— start of DATA —

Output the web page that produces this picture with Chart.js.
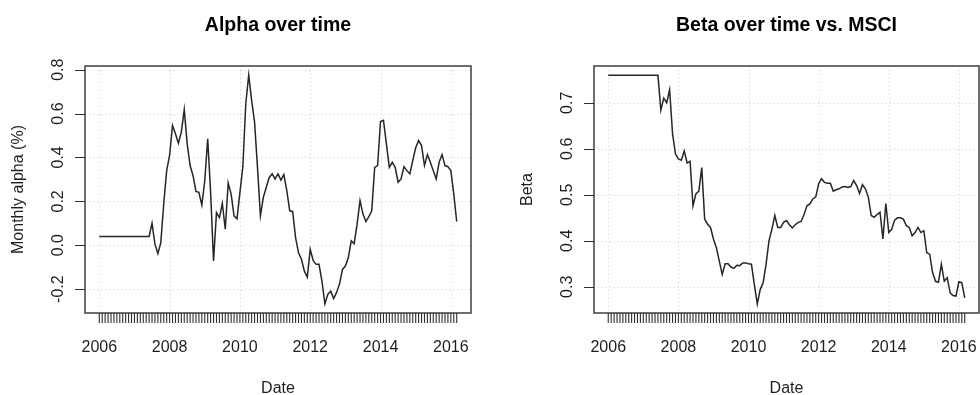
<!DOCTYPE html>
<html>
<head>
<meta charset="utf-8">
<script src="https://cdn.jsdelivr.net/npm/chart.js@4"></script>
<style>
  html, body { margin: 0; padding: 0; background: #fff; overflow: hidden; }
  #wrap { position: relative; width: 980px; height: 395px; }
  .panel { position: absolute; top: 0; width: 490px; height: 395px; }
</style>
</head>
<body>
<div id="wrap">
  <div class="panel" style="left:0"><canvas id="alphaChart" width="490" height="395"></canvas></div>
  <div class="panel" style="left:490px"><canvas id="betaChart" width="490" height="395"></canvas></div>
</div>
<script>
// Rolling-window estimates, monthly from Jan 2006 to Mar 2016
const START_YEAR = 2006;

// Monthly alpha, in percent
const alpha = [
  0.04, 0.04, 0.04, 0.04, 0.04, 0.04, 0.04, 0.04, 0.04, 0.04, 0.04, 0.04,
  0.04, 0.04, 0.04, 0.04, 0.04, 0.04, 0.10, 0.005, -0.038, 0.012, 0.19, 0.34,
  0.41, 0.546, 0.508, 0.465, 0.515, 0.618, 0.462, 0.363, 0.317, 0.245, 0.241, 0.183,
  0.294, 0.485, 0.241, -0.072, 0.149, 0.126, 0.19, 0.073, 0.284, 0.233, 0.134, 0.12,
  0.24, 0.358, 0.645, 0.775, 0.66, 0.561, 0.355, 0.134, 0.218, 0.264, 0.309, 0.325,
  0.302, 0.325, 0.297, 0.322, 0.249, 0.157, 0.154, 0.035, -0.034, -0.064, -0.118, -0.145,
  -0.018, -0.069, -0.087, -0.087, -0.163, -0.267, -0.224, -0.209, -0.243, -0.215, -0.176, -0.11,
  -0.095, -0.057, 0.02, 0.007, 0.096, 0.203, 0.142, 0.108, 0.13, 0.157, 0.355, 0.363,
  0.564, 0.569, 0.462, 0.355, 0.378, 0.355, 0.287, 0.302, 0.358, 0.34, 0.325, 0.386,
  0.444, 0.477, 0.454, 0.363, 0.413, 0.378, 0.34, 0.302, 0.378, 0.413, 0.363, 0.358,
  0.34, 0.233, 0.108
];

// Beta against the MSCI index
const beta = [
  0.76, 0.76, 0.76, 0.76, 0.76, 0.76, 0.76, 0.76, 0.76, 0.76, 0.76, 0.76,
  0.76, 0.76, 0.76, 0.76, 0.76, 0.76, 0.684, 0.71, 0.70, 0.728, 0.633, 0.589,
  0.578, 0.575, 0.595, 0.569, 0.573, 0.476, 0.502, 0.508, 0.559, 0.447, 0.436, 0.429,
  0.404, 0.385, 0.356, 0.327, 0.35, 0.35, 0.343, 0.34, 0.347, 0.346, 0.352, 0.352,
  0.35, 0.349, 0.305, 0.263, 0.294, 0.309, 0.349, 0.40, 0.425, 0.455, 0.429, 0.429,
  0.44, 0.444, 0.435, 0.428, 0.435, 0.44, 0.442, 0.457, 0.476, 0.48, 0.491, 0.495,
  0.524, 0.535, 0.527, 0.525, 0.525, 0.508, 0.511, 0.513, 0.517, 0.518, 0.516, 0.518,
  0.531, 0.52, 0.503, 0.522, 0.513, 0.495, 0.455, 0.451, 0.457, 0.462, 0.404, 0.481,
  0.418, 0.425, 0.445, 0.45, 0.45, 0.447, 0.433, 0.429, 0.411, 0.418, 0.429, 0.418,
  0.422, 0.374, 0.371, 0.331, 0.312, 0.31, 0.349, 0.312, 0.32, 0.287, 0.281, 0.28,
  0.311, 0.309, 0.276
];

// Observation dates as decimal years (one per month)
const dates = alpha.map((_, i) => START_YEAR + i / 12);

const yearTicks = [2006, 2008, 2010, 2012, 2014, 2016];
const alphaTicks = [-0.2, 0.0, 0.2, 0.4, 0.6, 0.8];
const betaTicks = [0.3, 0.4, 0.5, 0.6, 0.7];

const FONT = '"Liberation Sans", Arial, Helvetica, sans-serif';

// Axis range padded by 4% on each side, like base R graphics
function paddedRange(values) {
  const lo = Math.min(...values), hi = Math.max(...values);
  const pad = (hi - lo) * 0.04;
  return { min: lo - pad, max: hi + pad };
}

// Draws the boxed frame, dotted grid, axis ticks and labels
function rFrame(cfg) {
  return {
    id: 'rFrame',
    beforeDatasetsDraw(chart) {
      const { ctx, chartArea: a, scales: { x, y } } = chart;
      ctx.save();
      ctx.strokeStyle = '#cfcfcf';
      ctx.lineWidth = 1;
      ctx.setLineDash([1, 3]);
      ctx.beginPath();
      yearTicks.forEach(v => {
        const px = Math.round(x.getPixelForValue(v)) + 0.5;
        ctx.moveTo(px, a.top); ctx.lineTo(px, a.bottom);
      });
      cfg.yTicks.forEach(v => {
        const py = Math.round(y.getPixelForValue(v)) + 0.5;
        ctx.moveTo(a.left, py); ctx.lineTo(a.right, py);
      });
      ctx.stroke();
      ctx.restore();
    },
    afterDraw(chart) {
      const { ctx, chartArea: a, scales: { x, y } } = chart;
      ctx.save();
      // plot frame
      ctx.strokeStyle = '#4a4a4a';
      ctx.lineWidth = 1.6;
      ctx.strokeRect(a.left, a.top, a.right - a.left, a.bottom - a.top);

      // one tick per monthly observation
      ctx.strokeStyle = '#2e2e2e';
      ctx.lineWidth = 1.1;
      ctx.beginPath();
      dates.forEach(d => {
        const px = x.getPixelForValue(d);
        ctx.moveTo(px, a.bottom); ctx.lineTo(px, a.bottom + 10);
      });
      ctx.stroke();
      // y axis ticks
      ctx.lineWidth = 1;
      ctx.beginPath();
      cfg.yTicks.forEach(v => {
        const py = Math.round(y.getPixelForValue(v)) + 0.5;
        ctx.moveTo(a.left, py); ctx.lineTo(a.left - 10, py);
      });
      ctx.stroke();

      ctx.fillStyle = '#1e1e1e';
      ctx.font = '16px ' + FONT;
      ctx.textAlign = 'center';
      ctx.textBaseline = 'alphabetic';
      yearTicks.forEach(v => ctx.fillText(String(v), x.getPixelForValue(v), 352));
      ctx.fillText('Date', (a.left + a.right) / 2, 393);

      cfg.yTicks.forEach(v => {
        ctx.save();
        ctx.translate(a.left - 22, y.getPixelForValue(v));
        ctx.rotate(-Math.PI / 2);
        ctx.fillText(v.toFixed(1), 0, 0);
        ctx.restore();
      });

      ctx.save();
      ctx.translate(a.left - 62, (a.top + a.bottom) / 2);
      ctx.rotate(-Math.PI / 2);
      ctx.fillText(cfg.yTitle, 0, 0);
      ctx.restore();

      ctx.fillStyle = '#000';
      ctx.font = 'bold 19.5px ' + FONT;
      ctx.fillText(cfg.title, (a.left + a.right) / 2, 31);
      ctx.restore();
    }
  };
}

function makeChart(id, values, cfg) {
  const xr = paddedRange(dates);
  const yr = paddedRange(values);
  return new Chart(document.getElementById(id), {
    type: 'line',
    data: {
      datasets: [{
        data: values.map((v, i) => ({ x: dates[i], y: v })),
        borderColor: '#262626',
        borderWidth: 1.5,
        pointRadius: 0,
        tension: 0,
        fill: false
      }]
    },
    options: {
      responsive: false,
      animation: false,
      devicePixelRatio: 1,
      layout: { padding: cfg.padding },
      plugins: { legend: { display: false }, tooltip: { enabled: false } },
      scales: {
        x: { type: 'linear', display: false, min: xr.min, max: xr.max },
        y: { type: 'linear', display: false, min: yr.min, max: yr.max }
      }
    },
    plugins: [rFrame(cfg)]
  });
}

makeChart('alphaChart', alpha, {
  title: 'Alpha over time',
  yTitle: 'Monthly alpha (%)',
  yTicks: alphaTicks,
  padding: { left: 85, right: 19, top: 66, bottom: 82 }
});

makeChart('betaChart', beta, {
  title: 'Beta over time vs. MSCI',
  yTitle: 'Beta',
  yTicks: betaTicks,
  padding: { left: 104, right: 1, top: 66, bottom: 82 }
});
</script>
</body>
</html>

— end of DATA —

• **THE REQUEST**
Transcribe the opening line of the listing above, please, and every line after it through the line with "const START_YEAR = 2006;", word for word, without pictures.

• **SOLUTION TO THE PROBLEM**
Output the web page that produces this picture with Chart.js.
<!DOCTYPE html>
<html>
<head>
<meta charset="utf-8">
<script src="https://cdn.jsdelivr.net/npm/chart.js@4"></script>
<style>
  html, body { margin: 0; padding: 0; background: #fff; overflow: hidden; }
  #wrap { position: relative; width: 980px; height: 395px; }
  .panel { position: absolute; top: 0; width: 490px; height: 395px; }
</style>
</head>
<body>
<div id="wrap">
  <div class="panel" style="left:0"><canvas id="alphaChart" width="490" height="395"></canvas></div>
  <div class="panel" style="left:490px"><canvas id="betaChart" width="490" height="395"></canvas></div>
</div>
<script>
// Rolling-window estimates, monthly from Jan 2006 to Mar 2016
const START_YEAR = 2006;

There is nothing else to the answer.